Have a question?  How about a tip of your own?  Email me.



1.  My clear glass gets scummy.  What can I do about it?  This could be a number of things;  the flame could be too hot, or too dirty.  For example, MAPP gas on a hot head torch burns less clean than a propane/oxygen mix.  Your glass could have dirt and oils on it that you can't see.  Try cleaning the glass rods with alcohol on a cotton ball before you use it in the flame.  Also, I've read that Vetrofond transparent glass gets less scummy than Moretti glass, as does Lauscha.  These glasses are compatible with Moretti, so you can use them together. I just ordered some clear Lauscha and Vetrofond.  I'll run my own tests and let you know what I find out.  (Thanks to Micki from Iowa for this question!)

2. Is there a difference between Vetrofond and Moretti glass?   Both Vetrofond and Moretti (or Effetre) have the same COE (Co-efficient Of Expansion) of 104, which means that they are compatible and can be used together.  Another compatible glass is Lausha, which is German made.  However,  the glasses are made by different processes and may not react the same way with other glass or metals, or may have a different "feel".  I was fortunate to see Kate Fowle-Meleney give a demonstration at the BSGW Bazaar in November.  She mentioned that Vetrofond ivory behaves very differently from Moretti ivory. 

3.  How do you clean a hothead torch?  Hey, Micki!  I found an answer for your question. Just click on this link: .  If it doesn't work, let me know and I'll reprint it on this site!

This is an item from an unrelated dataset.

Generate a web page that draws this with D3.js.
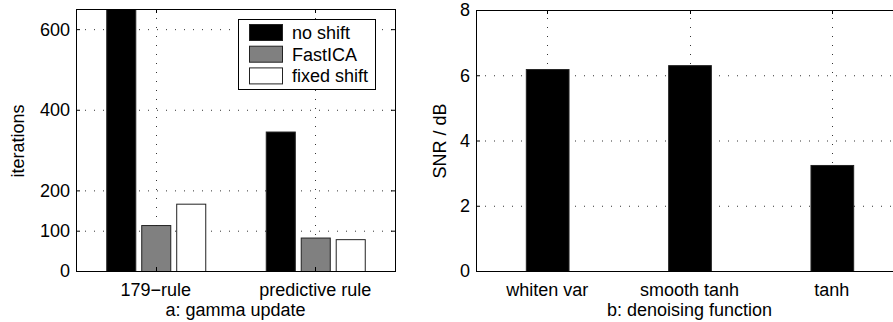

4.  How do you place dots so they stay round?  Sometimes when newbie lampworkers make dots on a bead, they come out lumpy or pointy.  Sometimes the dots even pop off the entire bead!  All it takes to fix this is a little patience, and, in my case, math.  Well, counting, really.  When your bead is shaped how you want, place it in the "sweet spot" of the flame (usually just above where the inner flame cone ends, about an inch or two from the torch).  Rotate the bead to get an even glow.  Continue to rotate, but move the bead just behind the flame.  Wait for the glow to disappear, but the bead will still be hot.  Pick up your stringer and poke it through the flame to touch the bead where you want the dot.  WAIT!  Don't pull away too fast.  Count 1 second, allow the flame to burn off the stringer, then slowly pull the stringer back out of the flame.  To myself, I say the mantra "Touch, wait, pull, burn" to keep my timing consistent.  Now, put the bead back in the flame, and rotate it so the dot is pointing towards the ground (but still in the flame).  As you watch, the heat will smooth the lumpy dot and and make it gravitate towards the bead.  It's kind of like gravity in reverse.  You want to make sure the dot connects solidly with the bead.  You don't want it to look like a small sphere sitting atop the bead. It should look more like a spike (without a sharp point, of course).  Rotate the bead to keep it warm.  Depending on the size of the dot, you may need to apply more heat until it fuses solidly.  When placing the next dot, go to the opposite side of the bead, where it is less molten. This will prevent the previous dot from accidentally burning in (unless you want it flat).  My students find this a very helpful piece of advice when first starting.  As you practice, you may find you can speed up the process.